Um doente é uma pessoa

D.R.

Ainda a propósito da Eutanásia

Uma Pessoa não é uma coisa, mas um Quem, um Alguém, uma realidade muito profunda de grande riqueza interior que não se resume numa simples, ainda que abrangente, definição.

Sabemos que a dignidade é comum a todos os homens e não é só para alguns. A raiz desta universalidade provém da sua superioridade face a todas as criaturas. 

A Pessoa não é um ser estático no tempo mas está em constante evolução, na sua vida há uma dinâmica projectiva, situa-se sempre à frente do tempo de que dispõe, numa luta constante e paradoxal. Por um lado, procura guardar na memória o passado, eternizar o presente quando o considera feliz, e ao mesmo tempo, busca antecipar o futuro para poder decidir o seu destino e exercer domínio sobre si. Todavia este tempo é sempre vencido pela morte e ultrapassado pela ânsia de eternidade presente em cada homem.

Cada pessoa tem uma vida própria, pessoal, que não se pode transferir. O homem não é um ser cerrado sobre si mesmo, mas aberto, tem necessidade de sair de si, fazer-se dom para o outro, transcender-se e concretizar-se em plenitude. É através das suas capacidades mais elevadas e espirituais: a afectividade, a inteligência e a liberdade, que se pode realizar como Pessoa.

Não há pessoas em abstracto, quando falamos de Pessoa referimo-nos a todo o ser humano, que pode ser feminino ou masculino, numa feliz diversidade e complementaridade. 
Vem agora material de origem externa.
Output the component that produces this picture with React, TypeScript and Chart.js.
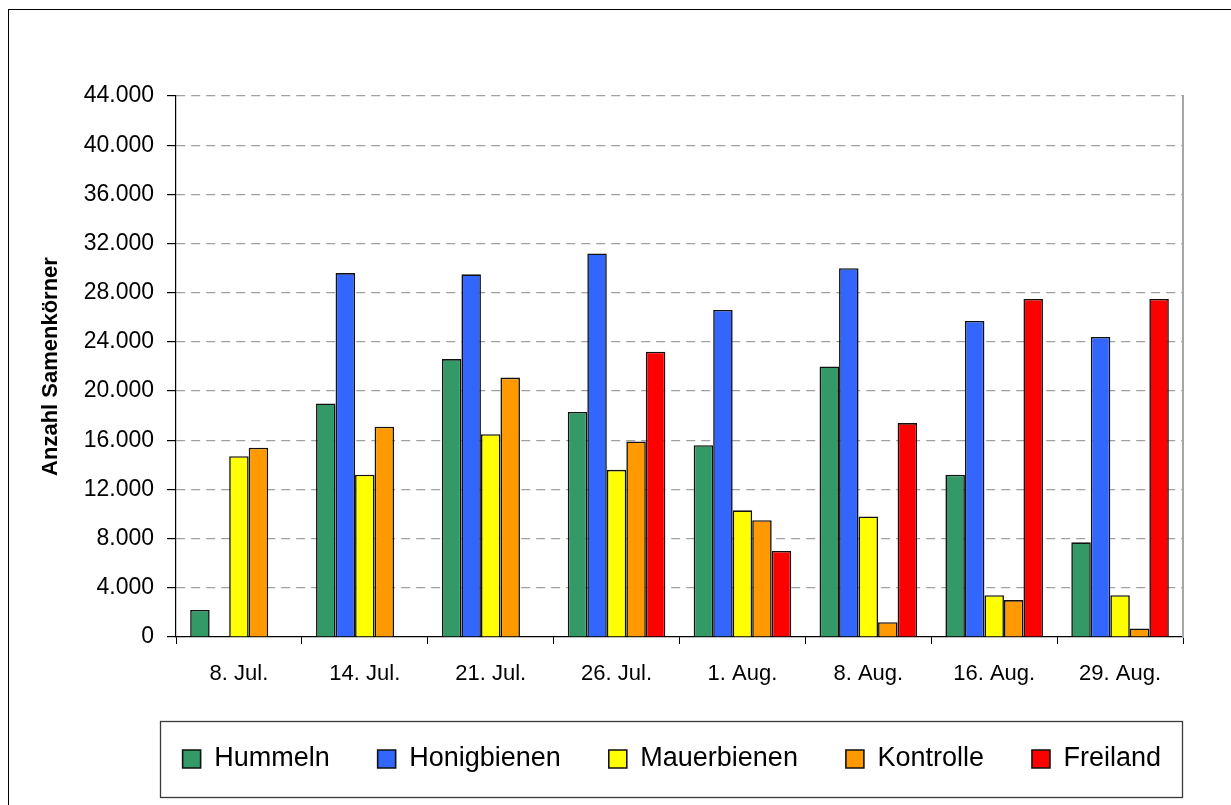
import React, { useEffect, useRef } from 'react';
import { Chart, registerables } from 'chart.js';

Chart.register(...registerables);

const categories = ['8. Jul.', '14. Jul.', '21. Jul.', '26. Jul.', '1. Aug.', '8. Aug.', '16. Aug.', '29. Aug.'];
const hummeln = [2200, 19000, 22600, 18300, 15600, 22000, 13200, 7700];
const honigbienen = [null, 29600, 29500, 31200, 26600, 30000, 25700, 24400];
const mauerbienen = [14700, 13200, 16500, 13600, 10300, 9800, 3400, 3400];
const kontrolle = [15400, 17100, 21100, 15900, 9500, 1200, 3000, 700];
const freiland = [null, null, null, 23200, 7000, 17400, 27500, 27500];

const seriesNames = ['Hummeln', 'Honigbienen', 'Mauerbienen', 'Kontrolle', 'Freiland'];
const seriesColors = ['#339966', '#3366FF', '#FFFF00', '#FF9900', '#FF0000'];
const yMin = 0;
const yMax = 44000;
const yStep = 4000;
const yTitle = 'Anzahl Samenkörner';

const FONT = '"Liberation Sans", Arial, sans-serif';

const fmt = (v: number) => String(Math.round(v)).replace(/\B(?=(\d{3})+(?!\d))/g, '.');

const legendBoxPlugin = {
  id: 'legendBox',
  afterDraw(chart: any) {
    const lg = chart.legend;
    const hb = lg && lg.legendHitBoxes;
    if (!hb || !hb.length) return;
    const first = hb[0];
    const last = hb[hb.length - 1];
    const cy = first.top + first.height / 2;
    const x1 = Math.round(first.left - 23) + 0.5;
    const x2 = Math.round(last.left + last.width + 21) + 0.5;
    const y1 = Math.round(cy - 38) + 0.5;
    const y2 = Math.round(cy + 38) + 0.5;
    const ctx = chart.ctx;
    ctx.save();
    ctx.strokeStyle = '#3a3a3a';
    ctx.lineWidth = 1.3;
    ctx.strokeRect(x1, y1, x2 - x1, y2 - y1);
    ctx.restore();
  },
};

export default function App() {
  const ref = useRef<HTMLCanvasElement | null>(null);

  useEffect(() => {
    if (!ref.current) return;
    const all = [hummeln, honigbienen, mauerbienen, kontrolle, freiland];
    const chart = new Chart(ref.current, {
      type: 'bar',
      data: {
        labels: categories,
        datasets: all.map((d, i) => ({
          label: seriesNames[i],
          data: d,
          backgroundColor: seriesColors[i],
          borderColor: '#111',
          borderWidth: 1.6,
          categoryPercentage: 0.775,
          barPercentage: 1,
          yAxisID: 'y',
        })),
      },
      options: {
        responsive: false,
        animation: false,
        devicePixelRatio: 1,
        layout: { padding: { left: 38, right: 22, top: 96, bottom: 22.5 } },
        plugins: {
          tooltip: { enabled: false },
          legend: {
            position: 'bottom',
            align: 'end',
            fullSize: true,
            labels: {
              boxWidth: 18,
              boxHeight: 18,
              padding: 48,
              color: '#000',
              font: { family: FONT, size: 27 },
            },
          },
        },
        scales: {
          x: {
            grid: {
              offset: true,
              drawOnChartArea: false,
              drawTicks: true,
              tickLength: 7,
              tickColor: '#000',
              color: '#000',
            },
            border: { color: '#000', width: 1.2 },
            ticks: {
              color: '#000',
              font: { family: FONT, size: 22 },
              padding: 17,
              maxRotation: 0,
              autoSkip: false,
            },
            afterFit: (s: any) => { s.height = 60.5; },
          },
          y: {
            min: yMin,
            max: yMax,
            ticks: {
              stepSize: yStep,
              color: '#000',
              font: { family: FONT, size: 23 },
              padding: 13,
              callback: (v: any) => fmt(Number(v)),
            },
            grid: {
              color: (c: any) => (c.tick && c.tick.value === 0 ? 'rgba(0,0,0,0)' : '#a0a0a0'),
              tickColor: '#000',
              tickLength: 9,
              lineWidth: 1.2,
            },
            border: { color: '#000', width: 1.2, dash: [9, 6] },
            title: {
              display: true,
              text: yTitle,
              color: '#000',
              font: { family: FONT, size: 22, weight: 'bold' },
              padding: { top: 0, bottom: 0 },
            },
            afterFit: (s: any) => { s.width = 138; },
          },
          y2: {
            position: 'right',
            min: yMin,
            max: yMax,
            ticks: { display: false },
            grid: { drawOnChartArea: false, drawTicks: false },
            border: { color: '#a6a6a6', width: 2 },
            afterFit: (s: any) => { s.width = 26; },
          },
        },
      },
      plugins: [legendBoxPlugin],
    } as any);
    return () => chart.destroy();
  }, []);

  return (
    <div style={{ position: 'fixed', left: 0, top: 0, width: 1231, height: 805, background: '#fff', overflow: 'hidden' }}>
      <div
        style={{
          position: 'absolute',
          left: 8,
          top: 9,
          width: 1300,
          height: 900,
          border: '1.3px solid #000',
          boxSizing: 'border-box',
        }}
      />
      <canvas ref={ref} width={1231} height={805} style={{ position: 'absolute', left: 0, top: 0 }} />
    </div>
  );
}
Ambos são pessoas portadoras de toda a dignidade, mas a natureza fê-los diferentes, complementares, não antagónicos, mas como duas partes de um todo que só em união faz o equilíbrio perfeito.

S. Tomás de Aquino salienta que “ Pessoa significa o que é perfeitíssimo em toda a sua natureza. A esta perfeição hoje damos o nome de dignidade.
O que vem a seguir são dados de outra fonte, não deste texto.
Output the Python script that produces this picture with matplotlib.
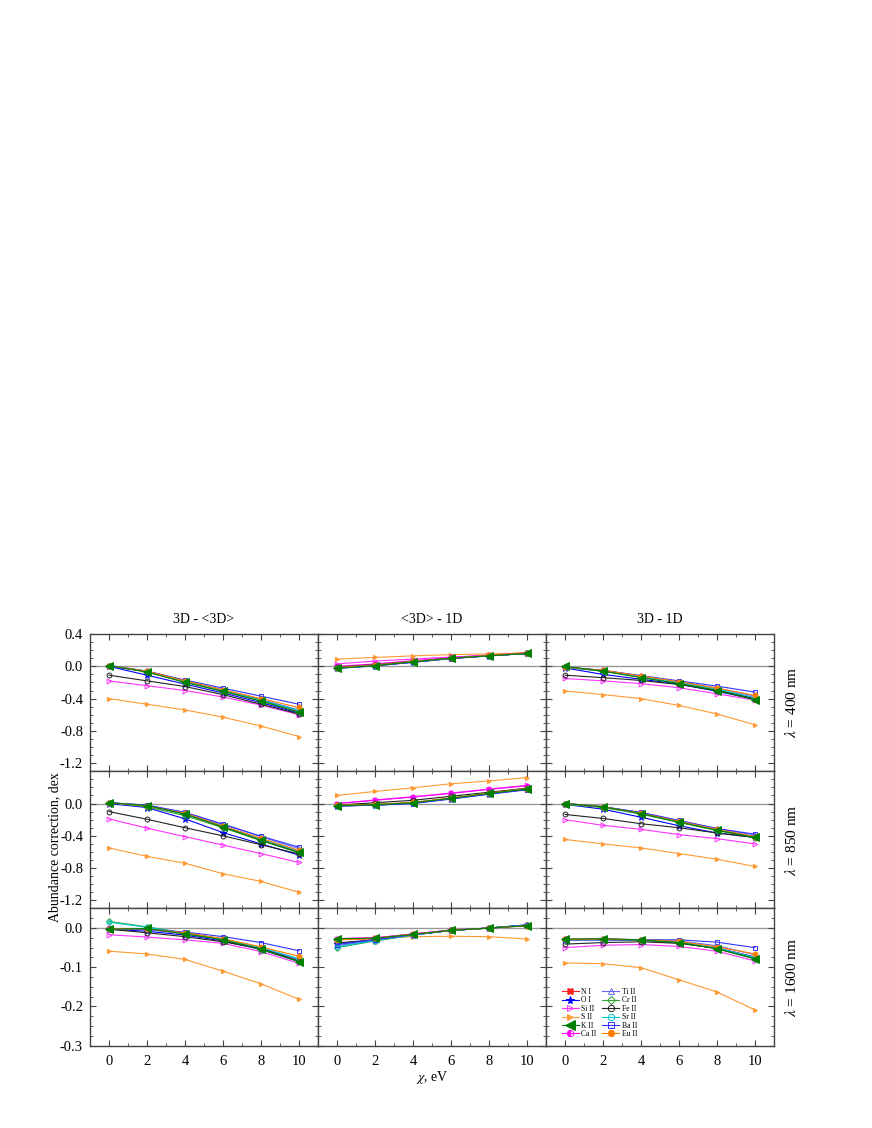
import matplotlib
matplotlib.use("Agg")
import matplotlib.pyplot as plt
from matplotlib.ticker import MultipleLocator, FormatStrFormatter, FixedLocator

plt.rcParams['font.family'] = ['Liberation Serif', 'DejaVu Serif']
plt.rcParams['mathtext.fontset'] = 'stix'
plt.rcParams['axes.unicode_minus'] = False

chi = [0, 2, 4, 6, 8, 10]
species = ['N I', 'O I', 'Si II', 'S II', 'K II', 'Ca II',
           'Ti II', 'Cr II', 'Fe II', 'Sr II', 'Ba II', 'Eu II']
col_titles = ['3D - <3D>', '<3D> - 1D', '3D - 1D']
row_labels = [r'$\lambda$ = 400 nm', r'$\lambda$ = 850 nm', r'$\lambda$ = 1600 nm']
row_yticks = [[-1.2, -0.8, -0.4, 0.0, 0.4],
              [-1.2, -0.8, -0.4, 0.0],
              [-0.3, -0.2, -0.1, 0.0]]

# rows of each array follow the order of `species`
d400_3d_m3d = [
    [0.01, -0.07, -0.19, -0.31, -0.43, -0.56],
    [0.0, -0.11, -0.22, -0.33, -0.45, -0.58],
    [-0.18, -0.24, -0.30, -0.38, -0.48, -0.60],
    [-0.40, -0.47, -0.54, -0.63, -0.74, -0.87],
    [0.01, -0.07, -0.20, -0.31, -0.43, -0.57],
    [0.01, -0.06, -0.18, -0.30, -0.42, -0.55],
    [0.01, -0.06, -0.18, -0.29, -0.41, -0.54],
    [0.01, -0.07, -0.19, -0.30, -0.42, -0.55],
    [-0.11, -0.18, -0.25, -0.35, -0.47, -0.59],
    [0.01, -0.06, -0.18, -0.30, -0.42, -0.55],
    [0.0, -0.06, -0.17, -0.27, -0.37, -0.47],
    [0.01, -0.06, -0.18, -0.29, -0.40, -0.51],
]
d400_m3d_1d = [
    [-0.02, 0.01, 0.06, 0.10, 0.14, 0.17],
    [-0.025, 0.005, 0.05, 0.10, 0.13, 0.16],
    [0.03, 0.065, 0.09, 0.115, 0.135, 0.165],
    [0.09, 0.11, 0.13, 0.145, 0.155, 0.165],
    [-0.025, 0.01, 0.055, 0.10, 0.13, 0.16],
    [0.0, 0.03, 0.07, 0.11, 0.14, 0.165],
    [-0.02, 0.01, 0.055, 0.10, 0.13, 0.16],
    [-0.02, 0.01, 0.055, 0.10, 0.13, 0.16],
    [-0.01, 0.02, 0.06, 0.10, 0.13, 0.16],
    [-0.02, 0.01, 0.055, 0.10, 0.13, 0.16],
    [-0.02, 0.01, 0.05, 0.095, 0.13, 0.16],
    [-0.015, 0.015, 0.06, 0.10, 0.135, 0.165],
]
d400_3d_1d = [
    [-0.01, -0.06, -0.13, -0.21, -0.29, -0.40],
    [-0.02, -0.10, -0.16, -0.22, -0.31, -0.41],
    [-0.15, -0.18, -0.215, -0.265, -0.34, -0.42],
    [-0.305, -0.35, -0.40, -0.485, -0.59, -0.725],
    [0.0, -0.06, -0.14, -0.215, -0.30, -0.415],
    [-0.01, -0.05, -0.12, -0.20, -0.28, -0.39],
    [-0.01, -0.05, -0.12, -0.19, -0.27, -0.37],
    [-0.01, -0.06, -0.13, -0.21, -0.29, -0.40],
    [-0.11, -0.14, -0.175, -0.225, -0.30, -0.40],
    [-0.01, -0.06, -0.13, -0.20, -0.28, -0.39],
    [-0.01, -0.05, -0.115, -0.18, -0.245, -0.32],
    [-0.01, -0.05, -0.12, -0.19, -0.27, -0.36],
]
d850_3d_m3d = [
    [0.01, -0.03, -0.13, -0.29, -0.45, -0.60],
    [0.0, -0.05, -0.19, -0.36, -0.50, -0.64],
    [-0.19, -0.305, -0.41, -0.515, -0.62, -0.73],
    [-0.55, -0.655, -0.74, -0.87, -0.965, -1.10],
    [0.01, -0.025, -0.13, -0.29, -0.455, -0.605],
    [0.01, -0.03, -0.12, -0.28, -0.44, -0.59],
    [0.01, -0.02, -0.11, -0.26, -0.41, -0.56],
    [0.01, -0.04, -0.15, -0.30, -0.46, -0.61],
    [-0.10, -0.195, -0.30, -0.40, -0.51, -0.625],
    [0.01, -0.03, -0.13, -0.28, -0.44, -0.59],
    [0.01, -0.02, -0.11, -0.255, -0.405, -0.54],
    [0.01, -0.03, -0.12, -0.28, -0.43, -0.58],
]
d850_m3d_1d = [
    [-0.02, -0.015, 0.01, 0.065, 0.125, 0.18],
    [-0.03, -0.02, 0.005, 0.06, 0.12, 0.175],
    [0.0, 0.045, 0.085, 0.13, 0.18, 0.225],
    [0.10, 0.15, 0.195, 0.245, 0.28, 0.32],
    [-0.025, -0.015, 0.01, 0.065, 0.125, 0.18],
    [0.0, 0.04, 0.08, 0.125, 0.175, 0.22],
    [-0.03, -0.02, 0.005, 0.06, 0.12, 0.175],
    [-0.03, -0.02, 0.005, 0.06, 0.12, 0.175],
    [-0.02, 0.01, 0.04, 0.09, 0.14, 0.19],
    [-0.025, -0.015, 0.01, 0.065, 0.125, 0.18],
    [-0.03, -0.02, 0.0, 0.055, 0.115, 0.17],
    [-0.02, -0.01, 0.015, 0.07, 0.13, 0.185],
]
d850_3d_1d = [
    [0.0, -0.04, -0.12, -0.225, -0.325, -0.42],
    [-0.01, -0.07, -0.17, -0.275, -0.365, -0.42],
    [-0.20, -0.27, -0.32, -0.385, -0.435, -0.50],
    [-0.445, -0.50, -0.55, -0.62, -0.69, -0.78],
    [0.0, -0.04, -0.125, -0.23, -0.33, -0.42],
    [0.0, -0.04, -0.12, -0.22, -0.32, -0.41],
    [0.0, -0.04, -0.11, -0.21, -0.31, -0.39],
    [-0.01, -0.05, -0.13, -0.235, -0.335, -0.425],
    [-0.135, -0.185, -0.25, -0.30, -0.365, -0.42],
    [0.0, -0.04, -0.12, -0.225, -0.325, -0.415],
    [0.0, -0.04, -0.11, -0.21, -0.31, -0.38],
    [0.0, -0.04, -0.12, -0.22, -0.32, -0.41],
]
d1600_3d_m3d = [
    [-0.002, -0.003, -0.014, -0.03, -0.052, -0.08],
    [-0.003, -0.008, -0.018, -0.033, -0.055, -0.085],
    [-0.017, -0.023, -0.03, -0.039, -0.06, -0.09],
    [-0.059, -0.066, -0.08, -0.11, -0.142, -0.182],
    [-0.003, -0.001, -0.015, -0.03, -0.054, -0.086],
    [-0.001, -0.002, -0.012, -0.028, -0.05, -0.08],
    [-0.002, -0.004, -0.014, -0.03, -0.052, -0.08],
    [0.017, 0.003, -0.013, -0.03, -0.055, -0.083],
    [-0.003, -0.012, -0.022, -0.035, -0.052, -0.085],
    [0.015, 0.002, -0.012, -0.028, -0.05, -0.078],
    [-0.003, -0.003, -0.01, -0.022, -0.037, -0.058],
    [-0.002, -0.002, -0.012, -0.027, -0.048, -0.072],
]
d1600_m3d_1d = [
    [-0.03, -0.027, -0.017, -0.006, 0.0, 0.006],
    [-0.04, -0.03, -0.017, -0.006, 0.0, 0.007],
    [-0.027, -0.025, -0.015, -0.005, 0.0, 0.007],
    [-0.028, -0.027, -0.022, -0.021, -0.022, -0.028],
    [-0.027, -0.026, -0.016, -0.006, 0.0, 0.006],
    [-0.027, -0.025, -0.015, -0.005, 0.0, 0.007],
    [-0.045, -0.032, -0.018, -0.006, 0.0, 0.008],
    [-0.05, -0.033, -0.018, -0.006, 0.0, 0.008],
    [-0.038, -0.03, -0.017, -0.006, 0.0, 0.007],
    [-0.048, -0.032, -0.018, -0.006, 0.0, 0.008],
    [-0.042, -0.03, -0.017, -0.006, 0.0, 0.008],
    [-0.03, -0.026, -0.016, -0.006, 0.0, 0.006],
]
d1600_3d_1d = [
    [-0.029, -0.028, -0.03, -0.036, -0.05, -0.075],
    [-0.03, -0.03, -0.031, -0.037, -0.052, -0.077],
    [-0.05, -0.044, -0.042, -0.047, -0.059, -0.084],
    [-0.089, -0.091, -0.101, -0.132, -0.163, -0.209],
    [-0.028, -0.027, -0.03, -0.037, -0.053, -0.079],
    [-0.029, -0.028, -0.03, -0.035, -0.05, -0.074],
    [-0.03, -0.029, -0.03, -0.033, -0.045, -0.068],
    [-0.03, -0.03, -0.031, -0.037, -0.052, -0.078],
    [-0.041, -0.037, -0.035, -0.039, -0.052, -0.074],
    [-0.03, -0.029, -0.03, -0.035, -0.05, -0.075],
    [-0.03, -0.03, -0.03, -0.03, -0.036, -0.05],
    [-0.029, -0.028, -0.03, -0.034, -0.048, -0.066],
]

panels = [[d400_3d_m3d, d400_m3d_1d, d400_3d_1d],
          [d850_3d_m3d, d850_m3d_1d, d850_3d_1d],
          [d1600_3d_m3d, d1600_m3d_1d, d1600_3d_1d]]

colors = ['#ff2020', '#0000ff', '#ff33ff', '#ff9933', '#008000', '#ff00ff',
          '#6666ff', '#33a033', '#222222', '#00cccc', '#3333ff', '#ff8000']
markers = ['X', '*', '>', '>', '<', 'o', '^', 'D', 'o', 'o', 's', 'o']
fills = ['full', 'full', 'none', 'left', 'full', 'left',
         'none', 'none', 'none', 'none', 'none', 'full']
msizes = [3.5, 4.5, 3.5, 3.0, 5.5, 3.5, 3.5, 3, 3.5, 3.5, 3.5, 3.5]
zorders = [3, 3, 3, 3, 5, 3, 3, 3, 3, 3, 3, 3]

fig = plt.figure(figsize=(8.72, 11.28), dpi=100)
gs = fig.add_gridspec(3, 3, left=0.1032, right=0.8876, top=0.4379, bottom=0.0730,
                      wspace=0, hspace=0)

for r in range(3):
    for c in range(3):
        ax = fig.add_subplot(gs[r, c])
        ax.axhline(0, color='#999999', lw=1.0, zorder=1)
        data = panels[r][c]
        for i, sp in enumerate(species):
            ax.plot(chi, data[i], color=colors[i], marker=markers[i],
                    fillstyle=fills[i], markersize=msizes[i], lw=0.8,
                    markeredgewidth=0.7, label=sp, zorder=zorders[i])
        ax.set_xlim(-1, 11)
        ax.xaxis.set_major_locator(MultipleLocator(2))
        ax.xaxis.set_minor_locator(MultipleLocator(1))
        ax.yaxis.set_major_locator(FixedLocator(row_yticks[r]))
        if r < 2:
            ax.set_ylim(-1.3, 0.4)
            ax.yaxis.set_minor_locator(MultipleLocator(0.1))
            ax.set_xticklabels([])
        else:
            ax.set_ylim(-0.3, 0.05)
            ax.yaxis.set_minor_locator(MultipleLocator(0.025))
        ax.yaxis.set_major_formatter(FormatStrFormatter('%.1f'))
        if c > 0:
            ax.set_yticklabels([])
        ax.tick_params(which='both', direction='in', top=True, right=True,
                       labelsize=10.5, color='#444444')
        ax.tick_params(which='major', length=4, width=0.8)
        ax.tick_params(which='minor', length=2, width=0.6)
        ax.tick_params(axis='y', pad=5)
        ax.tick_params(axis='x', pad=7)
        for s in ax.spines.values():
            s.set_linewidth(1.0)
            s.set_color('#444444')
        if r == 0:
            ax.set_title(col_titles[c], fontsize=10, pad=8)
        if c == 2:
            ax.text(1.075, 0.5, row_labels[r], rotation=90, transform=ax.transAxes,
                    ha='center', va='center', fontsize=11)
        if r == 2 and c == 2:
            ax.legend(loc='upper left', bbox_to_anchor=(0.04, 0.47), ncol=2,
                      frameon=False, fontsize=5.5, handlelength=2.2,
                      labelspacing=0.05, columnspacing=0.8, handletextpad=0.3,
                      markerscale=1.3)

fig.text(0.063, 0.2487, 'Abundance correction, dex', rotation=90,
         ha='center', va='center', fontsize=10)
fig.text(0.4954, 0.0445, r'$\chi$, eV', ha='center', va='center', fontsize=10)

fig.savefig('out.png', dpi=100)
Assim, uma Pessoa é, por excelência, o ser mais digno que se eleva acima do cosmos, da matéria, das plantas e dos animais, porque se situa num plano diferente e superior: é uma personalidade e um espírito e, é daqui, que lhe advém a dignidade.

Não se pode ser mais ou menos pessoa, há uma radicalidade no conceito e nada a pode diminuir, nem extinguir. “Todo o ser humano é uma Pessoa em qualquer circunstância ou tempo da sua vida! 

A dignidade inerente à pessoa faz com que ela seja um valor em si mesma, não pode ser instrumentalizada, ou seja, ninguém se pode servir dela unicamente como meio para os seus interesses porque seria identificá-la com uma coisa e excluir o seu carácter pessoal. 

É ainda esta dignidade que fundamenta os direitos da Pessoa e a necessidade de respeitar os direitos mais básicos, como a vida, a liberdade de consciência, a intimidade, entre outros. Ela foi a base dos fundamentos da Declaração Universal dos Direitos Humanos.

Kant, na Metafísica dos Costumes, formula as seguintes máximas:“ Age de tal maneira que uses a humanidade, tanto na tua pessoa, como na pessoa de qualquer outro, sempre e simultaneamente, como um fim e nunca simplesmente como um meio”(…)“ Os seres cuja existência não depende da nossa vontade, mas da natureza, têm um valor relativo quando se trata de seres irracionais e, por isso, se chamam coisas; mas os seres racionais denominam-se Pessoas, porque a sua natureza os define como fins em si mesmo, algo que não pode ser usado como meio”.

O valor da Pessoa implica que ela não pode ser trocada, coisificada, manipulada ou morta, não se pode atentar contra a dignidade da Pessoa, pelo contrário, a atitude adequada a tomar será de respeito, reconhecimento, amparo, proteção e acolhimento.

Dignidade, humanidade, direitos humanos e liberdade hoje são palavras deturpadas por ideologias estranhas e perigosas. A sociedade ocidental foi resvalando para uma cultura consumista, desumana e egoísta. O individualismo pós moderno aliado ao relativismo, fragmenta a percepção da realidade no seu todo, gerando múltiplas nuances de realidades, todas incompletas, distorcidas e fragilizadas. Estas consequências abrem espaço para a intervenção do Estado, que num cenário relativizado, órfão da verdade, se submete facilmente à vontade exterior do poder económico e político que lhe oferece a morte ao doente como um bem, como um remédio, em nome do progresso e da liberdade.

Nesta espiral narcísica de poder niilista, nada parece existir fora do seu estreito horizonte e o progresso é assumido ideologicamente como uma desvinculação entre o homem e os seus limites antropológicos, sociais, morais e naturais.